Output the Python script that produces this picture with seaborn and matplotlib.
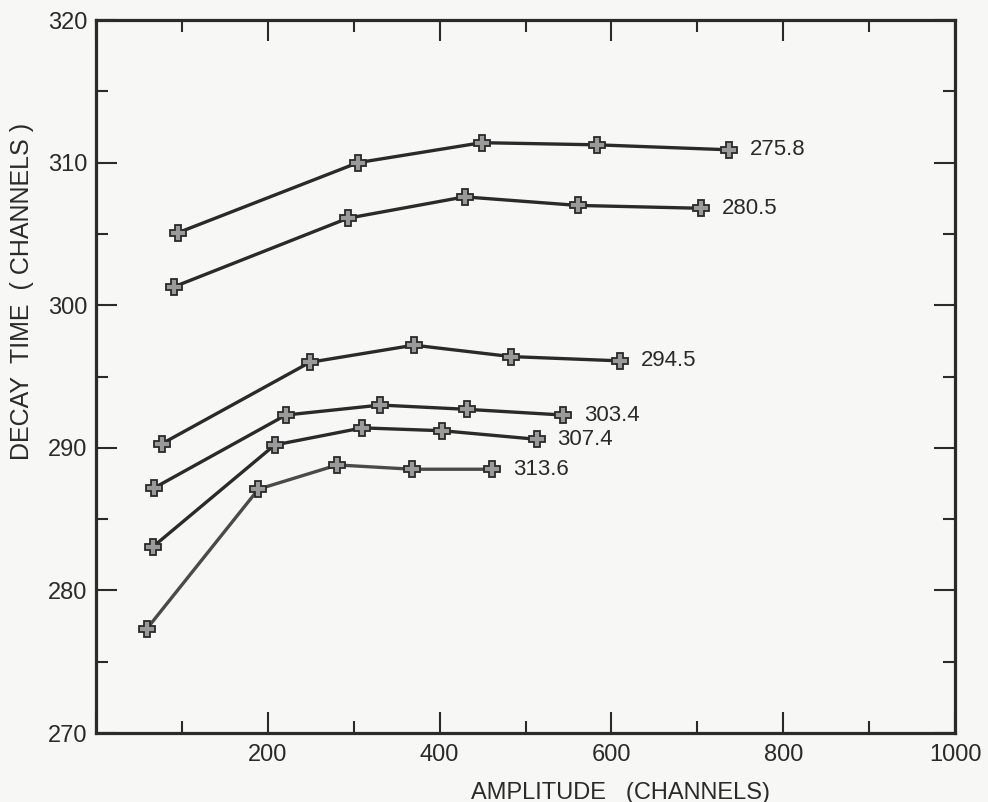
import numpy as np
import matplotlib
matplotlib.use("Agg")
import matplotlib.pyplot as plt
from matplotlib.ticker import MultipleLocator, FixedLocator
import pandas as pd
import seaborn as sns

# values
amp_2758 = [96, 305, 449, 583, 737]
dt_2758 = [305.1, 310.0, 311.4, 311.25, 310.9]
amp_2805 = [91, 293, 429, 561, 704]
dt_2805 = [301.3, 306.1, 307.6, 307.0, 306.8]
amp_2945 = [77, 249, 370, 483, 610]
dt_2945 = [290.3, 296.0, 297.2, 296.4, 296.1]
amp_3034 = [68, 221, 331, 432, 544]
dt_3034 = [287.2, 292.3, 293.0, 292.7, 292.3]
amp_3074 = [66, 208, 310, 403, 513]
dt_3074 = [283.05, 290.2, 291.4, 291.2, 290.6]
amp_3136 = [59, 189, 281, 368, 461]
dt_3136 = [277.3, 287.1, 288.8, 288.5, 288.5]

series_labels = ["275.8", "280.5", "294.5", "303.4", "307.4", "313.6"]
amps = [amp_2758, amp_2805, amp_2945, amp_3034, amp_3074, amp_3136]
dts = [dt_2758, dt_2805, dt_2945, dt_3034, dt_3074, dt_3136]

x_ticklabels = ["", "200", "400", "600", "800", "1000"]
y_ticklabels = ["270", "280", "290", "300", "310", "320"]

rows = []
for lab, xs, ys in zip(series_labels, amps, dts):
    for x, y in zip(xs, ys):
        rows.append({"series": lab, "amplitude": x, "decay": y})
df = pd.DataFrame(rows)

sns.set_theme(style="ticks")
plt.rcParams['font.family'] = ['Liberation Sans', 'DejaVu Sans']

bg = "#f7f7f5"
ink = "#2a2a2a"

fig = plt.figure(figsize=(9.88, 8.02), dpi=100, facecolor=bg)
ax = fig.add_axes([0.0972, 0.086, 0.8694, 0.889])
ax.set_facecolor(bg)

palette = {lab: ink for lab in series_labels}
palette["313.6"] = "#4a4a4a"

sns.lineplot(
    data=df, x="amplitude", y="decay", hue="series",
    hue_order=series_labels, palette=palette,
    sort=False, estimator=None, legend=False,
    linewidth=2.4, marker="P", markersize=11,
    markerfacecolor="#9a9a9a", markeredgecolor=ink, markeredgewidth=1.3,
    ax=ax,
)

# value label at the end of each curve
for lab, xs, ys in zip(series_labels, amps, dts):
    ax.annotate(lab, (xs[-1], ys[-1]), xytext=(15, 0), textcoords="offset points",
                ha="left", va="center", fontsize=16, color=ink)

ax.set_xlim(0, 1000)
ax.set_ylim(270, 320)
ax.xaxis.set_major_locator(FixedLocator([0, 200, 400, 600, 800, 1000]))
ax.set_xticklabels(x_ticklabels)
ax.xaxis.set_minor_locator(MultipleLocator(100))
ax.yaxis.set_major_locator(FixedLocator([270, 280, 290, 300, 310, 320]))
ax.set_yticklabels(y_ticklabels)
ax.yaxis.set_minor_locator(MultipleLocator(5))

ax.tick_params(which="both", direction="in", top=True, right=True,
               color=ink, width=1.5, labelsize=17, labelcolor=ink)
ax.tick_params(which="major", length=15)
ax.tick_params(which="minor", length=8.5)
ax.tick_params(axis="x", pad=8)
ax.tick_params(axis="y", pad=6)

for sp in ax.spines.values():
    sp.set_linewidth(2.3)
    sp.set_color(ink)

ax.set_xlabel("AMPLITUDE   (CHANNELS)", fontsize=17, color=ink)
ax.set_ylabel("DECAY  TIME  ( CHANNELS )", fontsize=18, color=ink)
ax.xaxis.set_label_coords(0.611, -0.068)
ax.yaxis.set_label_coords(-0.072, 0.619)

fig.savefig("out.png", dpi=100, facecolor=bg)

> _WORK REQUIRED_
Return each line exactly as written. Any picture gets left out.

> _RESULT OF THE EXERCISE_
Output the Python script that produces this picture with seaborn and matplotlib.
import numpy as np
import matplotlib
matplotlib.use("Agg")
import matplotlib.pyplot as plt
from matplotlib.ticker import MultipleLocator, FixedLocator
import pandas as pd
import seaborn as sns

# values
amp_2758 = [96, 305, 449, 583, 737]
dt_2758 = [305.1, 310.0, 311.4, 311.25, 310.9]
amp_2805 = [91, 293, 429, 561, 704]
dt_2805 = [301.3, 306.1, 307.6, 307.0, 306.8]
amp_2945 = [77, 249, 370, 483, 610]
dt_2945 = [290.3, 296.0, 297.2, 296.4, 296.1]
amp_3034 = [68, 221, 331, 432, 544]
dt_3034 = [287.2, 292.3, 293.0, 292.7, 292.3]
amp_3074 = [66, 208, 310, 403, 513]
dt_3074 = [283.05, 290.2, 291.4, 291.2, 290.6]
amp_3136 = [59, 189, 281, 368, 461]
dt_3136 = [277.3, 287.1, 288.8, 288.5, 288.5]

series_labels = ["275.8", "280.5", "294.5", "303.4", "307.4", "313.6"]
amps = [amp_2758, amp_2805, amp_2945, amp_3034, amp_3074, amp_3136]
dts = [dt_2758, dt_2805, dt_2945, dt_3034, dt_3074, dt_3136]

x_ticklabels = ["", "200", "400", "600", "800", "1000"]
y_ticklabels = ["270", "280", "290", "300", "310", "320"]

rows = []
for lab, xs, ys in zip(series_labels, amps, dts):
    for x, y in zip(xs, ys):
        rows.append({"series": lab, "amplitude": x, "decay": y})
df = pd.DataFrame(rows)

sns.set_theme(style="ticks")
plt.rcParams['font.family'] = ['Liberation Sans', 'DejaVu Sans']

bg = "#f7f7f5"
ink = "#2a2a2a"

fig = plt.figure(figsize=(9.88, 8.02), dpi=100, facecolor=bg)
ax = fig.add_axes([0.0972, 0.086, 0.8694, 0.889])
ax.set_facecolor(bg)

palette = {lab: ink for lab in series_labels}
palette["313.6"] = "#4a4a4a"

sns.lineplot(
    data=df, x="amplitude", y="decay", hue="series",
    hue_order=series_labels, palette=palette,
    sort=False, estimator=None, legend=False,
    linewidth=2.4, marker="P", markersize=11,
    markerfacecolor="#9a9a9a", markeredgecolor=ink, markeredgewidth=1.3,
    ax=ax,
)

# value label at the end of each curve
for lab, xs, ys in zip(series_labels, amps, dts):
    ax.annotate(lab, (xs[-1], ys[-1]), xytext=(15, 0), textcoords="offset points",
                ha="left", va="center", fontsize=16, color=ink)

ax.set_xlim(0, 1000)
ax.set_ylim(270, 320)
ax.xaxis.set_major_locator(FixedLocator([0, 200, 400, 600, 800, 1000]))
ax.set_xticklabels(x_ticklabels)
ax.xaxis.set_minor_locator(MultipleLocator(100))
ax.yaxis.set_major_locator(FixedLocator([270, 280, 290, 300, 310, 320]))
ax.set_yticklabels(y_ticklabels)
ax.yaxis.set_minor_locator(MultipleLocator(5))

ax.tick_params(which="both", direction="in", top=True, right=True,
               color=ink, width=1.5, labelsize=17, labelcolor=ink)
ax.tick_params(which="major", length=15)
ax.tick_params(which="minor", length=8.5)
ax.tick_params(axis="x", pad=8)
ax.tick_params(axis="y", pad=6)

for sp in ax.spines.values():
    sp.set_linewidth(2.3)
    sp.set_color(ink)

ax.set_xlabel("AMPLITUDE   (CHANNELS)", fontsize=17, color=ink)
ax.set_ylabel("DECAY  TIME  ( CHANNELS )", fontsize=18, color=ink)
ax.xaxis.set_label_coords(0.611, -0.068)
ax.yaxis.set_label_coords(-0.072, 0.619)

fig.savefig("out.png", dpi=100, facecolor=bg)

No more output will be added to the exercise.